- _The request_
Copy exactly the lines that run from the top of the listing to the line containing "5.3, 5.4, 5.5];", both ends included, and omit the pictures.

>> start Information supplied

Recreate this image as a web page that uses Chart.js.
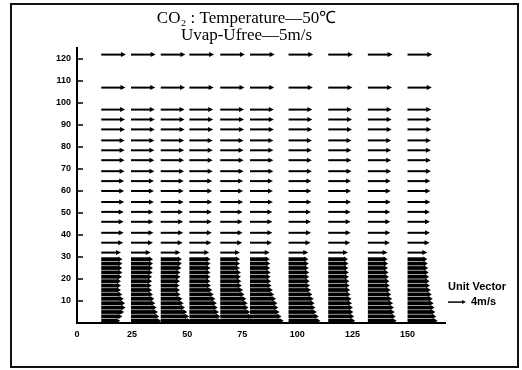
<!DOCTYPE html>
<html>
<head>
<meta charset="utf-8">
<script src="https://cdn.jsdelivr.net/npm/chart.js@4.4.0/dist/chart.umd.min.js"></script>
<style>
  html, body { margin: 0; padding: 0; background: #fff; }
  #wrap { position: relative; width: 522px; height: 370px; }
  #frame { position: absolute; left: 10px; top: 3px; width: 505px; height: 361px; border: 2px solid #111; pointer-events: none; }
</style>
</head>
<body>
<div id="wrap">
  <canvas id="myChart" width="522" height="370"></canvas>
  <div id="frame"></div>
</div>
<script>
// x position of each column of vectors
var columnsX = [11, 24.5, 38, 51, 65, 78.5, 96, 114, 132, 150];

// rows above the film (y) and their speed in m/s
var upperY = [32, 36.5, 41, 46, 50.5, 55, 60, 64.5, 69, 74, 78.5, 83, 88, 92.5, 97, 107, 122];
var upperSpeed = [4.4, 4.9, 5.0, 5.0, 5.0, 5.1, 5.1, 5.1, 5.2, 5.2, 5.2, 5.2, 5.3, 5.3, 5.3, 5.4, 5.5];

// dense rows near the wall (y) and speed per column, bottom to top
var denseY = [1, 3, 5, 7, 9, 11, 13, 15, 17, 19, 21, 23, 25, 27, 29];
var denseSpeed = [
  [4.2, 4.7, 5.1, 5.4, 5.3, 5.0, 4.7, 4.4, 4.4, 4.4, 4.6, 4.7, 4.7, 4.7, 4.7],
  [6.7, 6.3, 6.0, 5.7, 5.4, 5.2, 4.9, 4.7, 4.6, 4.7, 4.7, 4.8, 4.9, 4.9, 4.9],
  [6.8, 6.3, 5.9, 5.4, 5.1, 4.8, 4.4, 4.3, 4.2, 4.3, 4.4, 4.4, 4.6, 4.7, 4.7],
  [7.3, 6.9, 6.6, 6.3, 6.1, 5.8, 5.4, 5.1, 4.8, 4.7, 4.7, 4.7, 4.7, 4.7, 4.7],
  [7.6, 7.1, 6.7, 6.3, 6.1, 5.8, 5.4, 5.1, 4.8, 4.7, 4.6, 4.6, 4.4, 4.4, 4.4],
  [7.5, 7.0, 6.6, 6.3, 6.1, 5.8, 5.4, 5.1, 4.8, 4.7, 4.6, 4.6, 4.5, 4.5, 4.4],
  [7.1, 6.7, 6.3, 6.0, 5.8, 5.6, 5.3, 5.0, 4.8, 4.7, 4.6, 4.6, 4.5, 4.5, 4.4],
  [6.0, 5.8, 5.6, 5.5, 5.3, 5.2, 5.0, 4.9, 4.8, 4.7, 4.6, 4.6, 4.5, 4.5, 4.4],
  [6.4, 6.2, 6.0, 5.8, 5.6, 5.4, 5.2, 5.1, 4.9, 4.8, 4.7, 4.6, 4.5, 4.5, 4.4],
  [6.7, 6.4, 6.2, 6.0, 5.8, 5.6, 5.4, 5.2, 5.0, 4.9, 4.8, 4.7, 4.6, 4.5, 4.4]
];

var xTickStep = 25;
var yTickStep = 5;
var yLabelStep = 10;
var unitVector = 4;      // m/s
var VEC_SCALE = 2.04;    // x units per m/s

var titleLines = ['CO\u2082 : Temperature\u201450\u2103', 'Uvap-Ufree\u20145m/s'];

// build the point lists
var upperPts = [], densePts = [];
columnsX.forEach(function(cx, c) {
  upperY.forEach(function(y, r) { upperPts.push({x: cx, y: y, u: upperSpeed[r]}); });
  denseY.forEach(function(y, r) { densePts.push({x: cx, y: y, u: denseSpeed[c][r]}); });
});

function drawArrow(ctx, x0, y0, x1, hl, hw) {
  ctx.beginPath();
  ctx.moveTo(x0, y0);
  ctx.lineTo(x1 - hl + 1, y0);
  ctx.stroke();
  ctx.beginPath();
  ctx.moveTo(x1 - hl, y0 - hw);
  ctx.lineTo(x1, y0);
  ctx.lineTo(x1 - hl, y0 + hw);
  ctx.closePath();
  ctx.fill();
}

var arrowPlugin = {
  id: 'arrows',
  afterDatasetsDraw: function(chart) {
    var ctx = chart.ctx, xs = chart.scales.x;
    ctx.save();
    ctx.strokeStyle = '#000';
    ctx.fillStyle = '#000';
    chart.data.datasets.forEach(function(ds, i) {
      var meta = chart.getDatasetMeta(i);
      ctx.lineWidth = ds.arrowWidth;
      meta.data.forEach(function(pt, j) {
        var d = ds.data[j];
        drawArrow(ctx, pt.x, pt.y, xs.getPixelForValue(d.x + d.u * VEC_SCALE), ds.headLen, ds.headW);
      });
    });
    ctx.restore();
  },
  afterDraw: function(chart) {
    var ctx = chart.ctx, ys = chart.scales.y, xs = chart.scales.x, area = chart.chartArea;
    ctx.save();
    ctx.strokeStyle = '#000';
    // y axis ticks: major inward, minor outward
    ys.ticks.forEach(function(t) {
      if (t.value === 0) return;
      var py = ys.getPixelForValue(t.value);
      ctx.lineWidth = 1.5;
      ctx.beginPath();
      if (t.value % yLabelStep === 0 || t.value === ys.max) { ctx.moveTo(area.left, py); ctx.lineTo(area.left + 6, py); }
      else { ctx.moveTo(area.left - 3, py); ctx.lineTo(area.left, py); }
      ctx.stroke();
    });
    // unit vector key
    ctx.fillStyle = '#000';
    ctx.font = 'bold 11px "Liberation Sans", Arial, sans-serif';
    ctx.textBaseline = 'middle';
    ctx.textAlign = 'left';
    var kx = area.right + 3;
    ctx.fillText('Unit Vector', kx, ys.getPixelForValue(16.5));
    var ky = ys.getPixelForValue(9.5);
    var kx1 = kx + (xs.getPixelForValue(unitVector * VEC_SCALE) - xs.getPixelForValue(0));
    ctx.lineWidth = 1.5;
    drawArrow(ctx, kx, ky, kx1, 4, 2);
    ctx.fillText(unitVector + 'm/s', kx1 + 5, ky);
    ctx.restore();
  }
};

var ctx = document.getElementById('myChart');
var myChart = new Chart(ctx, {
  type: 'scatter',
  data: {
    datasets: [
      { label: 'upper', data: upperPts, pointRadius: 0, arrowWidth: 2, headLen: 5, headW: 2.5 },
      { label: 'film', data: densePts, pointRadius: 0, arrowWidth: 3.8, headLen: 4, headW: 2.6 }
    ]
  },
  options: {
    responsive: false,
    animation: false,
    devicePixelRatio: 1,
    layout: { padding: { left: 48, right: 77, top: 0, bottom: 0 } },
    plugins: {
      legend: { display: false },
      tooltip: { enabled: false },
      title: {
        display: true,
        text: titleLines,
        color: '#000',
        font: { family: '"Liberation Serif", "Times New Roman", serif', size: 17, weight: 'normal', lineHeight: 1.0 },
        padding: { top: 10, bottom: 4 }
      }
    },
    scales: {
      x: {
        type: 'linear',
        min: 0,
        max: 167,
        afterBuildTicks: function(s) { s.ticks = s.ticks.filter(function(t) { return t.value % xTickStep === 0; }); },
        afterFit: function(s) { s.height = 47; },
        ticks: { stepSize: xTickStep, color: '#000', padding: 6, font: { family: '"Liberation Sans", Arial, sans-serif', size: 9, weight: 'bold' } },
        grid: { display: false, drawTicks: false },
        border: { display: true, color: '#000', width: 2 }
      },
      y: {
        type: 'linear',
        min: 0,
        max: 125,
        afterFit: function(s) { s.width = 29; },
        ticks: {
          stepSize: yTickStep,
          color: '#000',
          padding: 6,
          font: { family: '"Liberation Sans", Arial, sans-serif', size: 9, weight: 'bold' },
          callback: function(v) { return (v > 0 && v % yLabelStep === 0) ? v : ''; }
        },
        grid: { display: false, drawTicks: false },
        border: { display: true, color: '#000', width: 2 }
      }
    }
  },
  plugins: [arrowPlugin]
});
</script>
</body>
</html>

>> end Information supplied

- _Written reply_
Recreate this image as a web page that uses Chart.js.
<!DOCTYPE html>
<html>
<head>
<meta charset="utf-8">
<script src="https://cdn.jsdelivr.net/npm/chart.js@4.4.0/dist/chart.umd.min.js"></script>
<style>
  html, body { margin: 0; padding: 0; background: #fff; }
  #wrap { position: relative; width: 522px; height: 370px; }
  #frame { position: absolute; left: 10px; top: 3px; width: 505px; height: 361px; border: 2px solid #111; pointer-events: none; }
</style>
</head>
<body>
<div id="wrap">
  <canvas id="myChart" width="522" height="370"></canvas>
  <div id="frame"></div>
</div>
<script>
// x position of each column of vectors
var columnsX = [11, 24.5, 38, 51, 65, 78.5, 96, 114, 132, 150];

// rows above the film (y) and their speed in m/s
var upperY = [32, 36.5, 41, 46, 50.5, 55, 60, 64.5, 69, 74, 78.5, 83, 88, 92.5, 97, 107, 122];
var upperSpeed = [4.4, 4.9, 5.0, 5.0, 5.0, 5.1, 5.1, 5.1, 5.2, 5.2, 5.2, 5.2, 5.3, 5.3, 5.3, 5.4, 5.5];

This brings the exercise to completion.